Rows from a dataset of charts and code
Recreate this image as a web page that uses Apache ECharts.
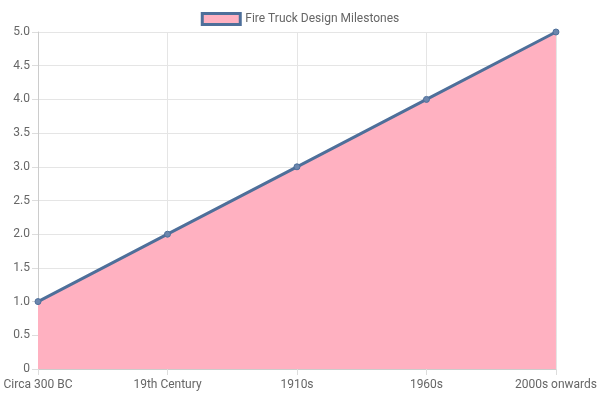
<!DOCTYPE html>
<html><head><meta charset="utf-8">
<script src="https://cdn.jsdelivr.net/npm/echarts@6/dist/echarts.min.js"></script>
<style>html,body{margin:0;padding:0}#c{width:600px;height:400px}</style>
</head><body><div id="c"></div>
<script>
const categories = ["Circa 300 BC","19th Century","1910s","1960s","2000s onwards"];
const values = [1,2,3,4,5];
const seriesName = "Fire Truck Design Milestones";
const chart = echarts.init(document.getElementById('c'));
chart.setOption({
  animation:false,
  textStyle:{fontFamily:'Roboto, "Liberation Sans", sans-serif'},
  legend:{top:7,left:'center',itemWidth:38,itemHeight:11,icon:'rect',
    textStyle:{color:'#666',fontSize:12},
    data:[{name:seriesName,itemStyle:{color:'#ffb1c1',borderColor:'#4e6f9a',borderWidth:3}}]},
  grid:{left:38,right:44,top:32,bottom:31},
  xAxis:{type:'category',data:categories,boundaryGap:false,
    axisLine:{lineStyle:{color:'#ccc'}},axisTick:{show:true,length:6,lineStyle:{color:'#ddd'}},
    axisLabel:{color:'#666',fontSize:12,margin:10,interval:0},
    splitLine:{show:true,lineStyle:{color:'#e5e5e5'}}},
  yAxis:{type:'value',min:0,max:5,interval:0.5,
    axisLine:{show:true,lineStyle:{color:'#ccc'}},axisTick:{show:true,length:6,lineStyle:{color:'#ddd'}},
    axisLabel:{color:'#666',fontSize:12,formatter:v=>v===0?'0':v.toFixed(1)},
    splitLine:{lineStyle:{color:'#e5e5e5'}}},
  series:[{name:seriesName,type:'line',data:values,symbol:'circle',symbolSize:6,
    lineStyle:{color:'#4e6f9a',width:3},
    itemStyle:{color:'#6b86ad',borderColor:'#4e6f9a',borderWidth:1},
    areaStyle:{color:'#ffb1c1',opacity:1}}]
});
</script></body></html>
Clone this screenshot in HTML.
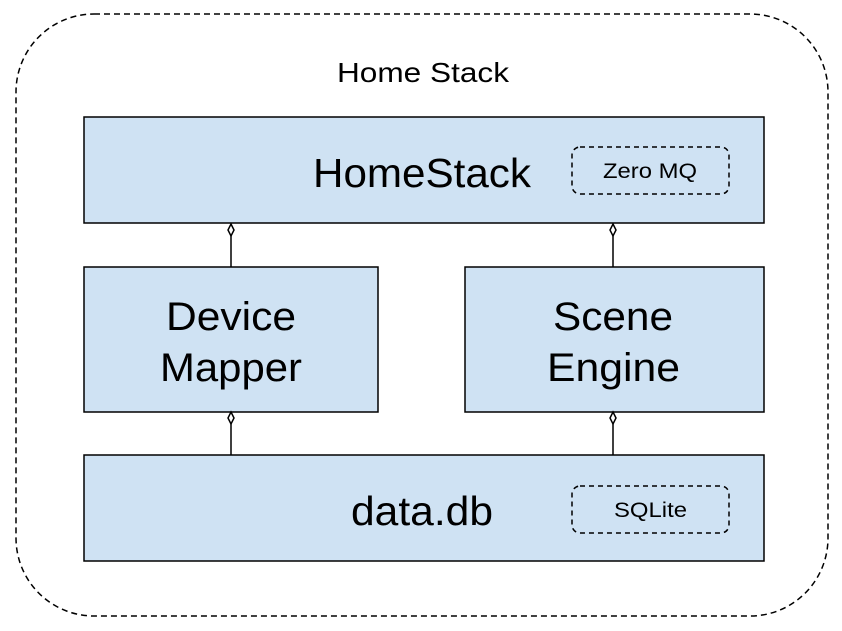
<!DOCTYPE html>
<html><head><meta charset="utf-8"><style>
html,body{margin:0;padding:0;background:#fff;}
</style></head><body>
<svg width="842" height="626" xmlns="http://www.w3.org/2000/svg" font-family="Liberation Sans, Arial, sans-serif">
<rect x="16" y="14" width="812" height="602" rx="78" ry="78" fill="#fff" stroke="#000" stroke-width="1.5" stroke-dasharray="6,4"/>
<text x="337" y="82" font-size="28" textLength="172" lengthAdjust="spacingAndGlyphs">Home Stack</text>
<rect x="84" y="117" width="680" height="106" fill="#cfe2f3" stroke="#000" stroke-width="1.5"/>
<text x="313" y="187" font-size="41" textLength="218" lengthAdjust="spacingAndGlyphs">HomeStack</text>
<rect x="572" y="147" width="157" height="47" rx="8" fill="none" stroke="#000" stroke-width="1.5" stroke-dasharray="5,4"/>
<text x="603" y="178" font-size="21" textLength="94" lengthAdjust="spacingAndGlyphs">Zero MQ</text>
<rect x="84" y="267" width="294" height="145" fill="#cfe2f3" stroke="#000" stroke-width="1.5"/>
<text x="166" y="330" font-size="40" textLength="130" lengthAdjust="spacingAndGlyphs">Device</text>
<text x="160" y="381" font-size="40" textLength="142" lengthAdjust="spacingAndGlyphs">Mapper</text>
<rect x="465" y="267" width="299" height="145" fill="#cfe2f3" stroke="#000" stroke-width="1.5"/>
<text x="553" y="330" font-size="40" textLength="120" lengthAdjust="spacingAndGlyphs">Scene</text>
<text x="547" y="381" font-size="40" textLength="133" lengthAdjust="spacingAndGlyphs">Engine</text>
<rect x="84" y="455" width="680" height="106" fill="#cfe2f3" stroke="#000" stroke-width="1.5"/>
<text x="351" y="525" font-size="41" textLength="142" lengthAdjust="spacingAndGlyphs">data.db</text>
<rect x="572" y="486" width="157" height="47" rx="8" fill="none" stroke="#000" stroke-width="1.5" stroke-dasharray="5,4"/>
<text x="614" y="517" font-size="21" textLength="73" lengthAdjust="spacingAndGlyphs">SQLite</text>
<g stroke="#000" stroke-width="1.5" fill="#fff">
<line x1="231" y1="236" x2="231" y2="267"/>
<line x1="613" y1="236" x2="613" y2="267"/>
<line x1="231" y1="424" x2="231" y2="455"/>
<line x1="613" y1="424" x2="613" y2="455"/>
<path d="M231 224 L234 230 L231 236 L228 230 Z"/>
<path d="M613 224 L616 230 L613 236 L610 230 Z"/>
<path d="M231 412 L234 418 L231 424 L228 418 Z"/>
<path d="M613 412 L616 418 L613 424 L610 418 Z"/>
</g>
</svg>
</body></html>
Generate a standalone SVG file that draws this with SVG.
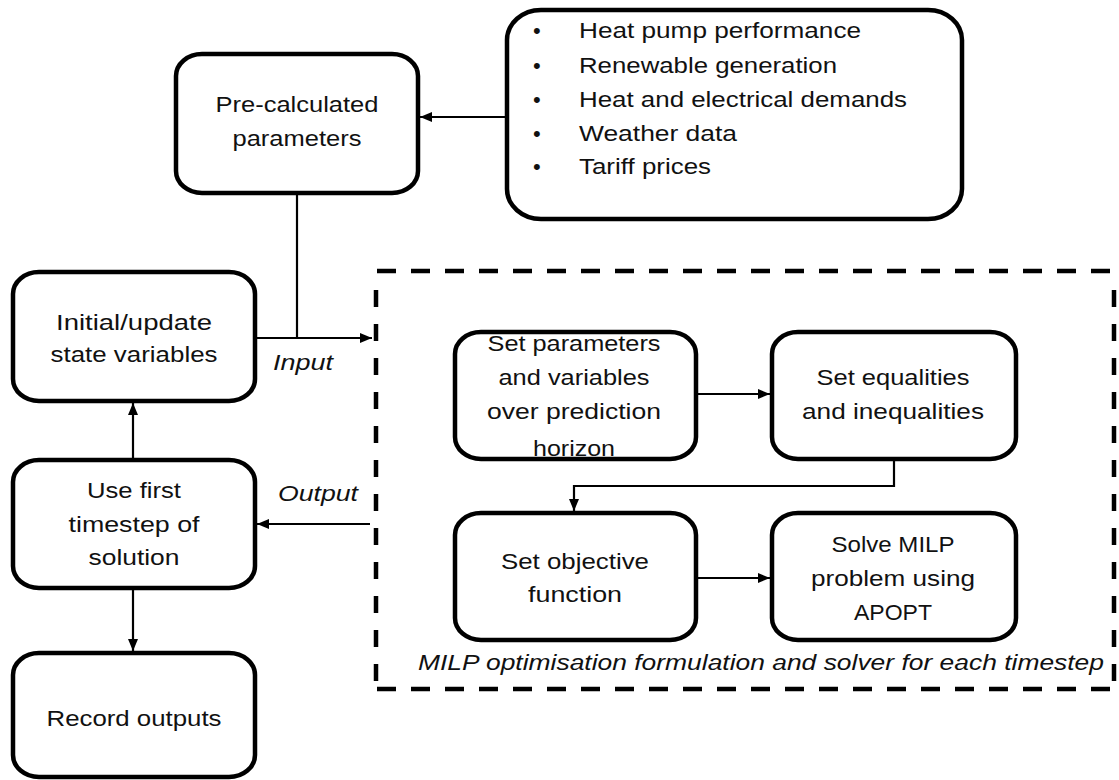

## [SHORT TASK]
Reproduce the records above exactly, leaving out every picture they contain.

## [EXERCISE RESULT]
Recreate this image as a web page that uses Apache ECharts.
<!DOCTYPE html>
<html><head><meta charset="utf-8">
<script src="https://cdn.jsdelivr.net/npm/echarts@6/dist/echarts.min.js"></script>
<style>html,body{margin:0;padding:0}#c{width:600px;height:400px}</style>
</head><body><div id="c"></div>
<script>
const categories = ["Circa 300 BC","19th Century","1910s","1960s","2000s onwards"];
const values = [1,2,3,4,5];
const seriesName = "Fire Truck Design Milestones";
const chart = echarts.init(document.getElementById('c'));
chart.setOption({
  animation:false,
  textStyle:{fontFamily:'Roboto, "Liberation Sans", sans-serif'},
  legend:{top:7,left:'center',itemWidth:38,itemHeight:11,icon:'rect',
    textStyle:{color:'#666',fontSize:12},
    data:[{name:seriesName,itemStyle:{color:'#ffb1c1',borderColor:'#4e6f9a',borderWidth:3}}]},
  grid:{left:38,right:44,top:32,bottom:31},
  xAxis:{type:'category',data:categories,boundaryGap:false,
    axisLine:{lineStyle:{color:'#ccc'}},axisTick:{show:true,length:6,lineStyle:{color:'#ddd'}},
    axisLabel:{color:'#666',fontSize:12,margin:10,interval:0},
    splitLine:{show:true,lineStyle:{color:'#e5e5e5'}}},
  yAxis:{type:'value',min:0,max:5,interval:0.5,
    axisLine:{show:true,lineStyle:{color:'#ccc'}},axisTick:{show:true,length:6,lineStyle:{color:'#ddd'}},
    axisLabel:{color:'#666',fontSize:12,formatter:v=>v===0?'0':v.toFixed(1)},
    splitLine:{lineStyle:{color:'#e5e5e5'}}},
  series:[{name:seriesName,type:'line',data:values,symbol:'circle',symbolSize:6,
    lineStyle:{color:'#4e6f9a',width:3},
    itemStyle:{color:'#6b86ad',borderColor:'#4e6f9a',borderWidth:1},
    areaStyle:{color:'#ffb1c1',opacity:1}}]
});
</script></body></html>
Clone this screenshot in HTML.
<!DOCTYPE html>
<html><head><meta charset="utf-8"><style>
html,body{margin:0;padding:0;background:#fff;}
</style></head><body>
<svg width="842" height="626" xmlns="http://www.w3.org/2000/svg" font-family="Liberation Sans, Arial, sans-serif">
<rect x="16" y="14" width="812" height="602" rx="78" ry="78" fill="#fff" stroke="#000" stroke-width="1.5" stroke-dasharray="6,4"/>
<text x="337" y="82" font-size="28" textLength="172" lengthAdjust="spacingAndGlyphs">Home Stack</text>
<rect x="84" y="117" width="680" height="106" fill="#cfe2f3" stroke="#000" stroke-width="1.5"/>
<text x="313" y="187" font-size="41" textLength="218" lengthAdjust="spacingAndGlyphs">HomeStack</text>
<rect x="572" y="147" width="157" height="47" rx="8" fill="none" stroke="#000" stroke-width="1.5" stroke-dasharray="5,4"/>
<text x="603" y="178" font-size="21" textLength="94" lengthAdjust="spacingAndGlyphs">Zero MQ</text>
<rect x="84" y="267" width="294" height="145" fill="#cfe2f3" stroke="#000" stroke-width="1.5"/>
<text x="166" y="330" font-size="40" textLength="130" lengthAdjust="spacingAndGlyphs">Device</text>
<text x="160" y="381" font-size="40" textLength="142" lengthAdjust="spacingAndGlyphs">Mapper</text>
<rect x="465" y="267" width="299" height="145" fill="#cfe2f3" stroke="#000" stroke-width="1.5"/>
<text x="553" y="330" font-size="40" textLength="120" lengthAdjust="spacingAndGlyphs">Scene</text>
<text x="547" y="381" font-size="40" textLength="133" lengthAdjust="spacingAndGlyphs">Engine</text>
<rect x="84" y="455" width="680" height="106" fill="#cfe2f3" stroke="#000" stroke-width="1.5"/>
<text x="351" y="525" font-size="41" textLength="142" lengthAdjust="spacingAndGlyphs">data.db</text>
<rect x="572" y="486" width="157" height="47" rx="8" fill="none" stroke="#000" stroke-width="1.5" stroke-dasharray="5,4"/>
<text x="614" y="517" font-size="21" textLength="73" lengthAdjust="spacingAndGlyphs">SQLite</text>
<g stroke="#000" stroke-width="1.5" fill="#fff">
<line x1="231" y1="236" x2="231" y2="267"/>
<line x1="613" y1="236" x2="613" y2="267"/>
<line x1="231" y1="424" x2="231" y2="455"/>
<line x1="613" y1="424" x2="613" y2="455"/>
<path d="M231 224 L234 230 L231 236 L228 230 Z"/>
<path d="M613 224 L616 230 L613 236 L610 230 Z"/>
<path d="M231 412 L234 418 L231 424 L228 418 Z"/>
<path d="M613 412 L616 418 L613 424 L610 418 Z"/>
</g>
</svg>
</body></html>
Generate a standalone SVG file that draws this with SVG.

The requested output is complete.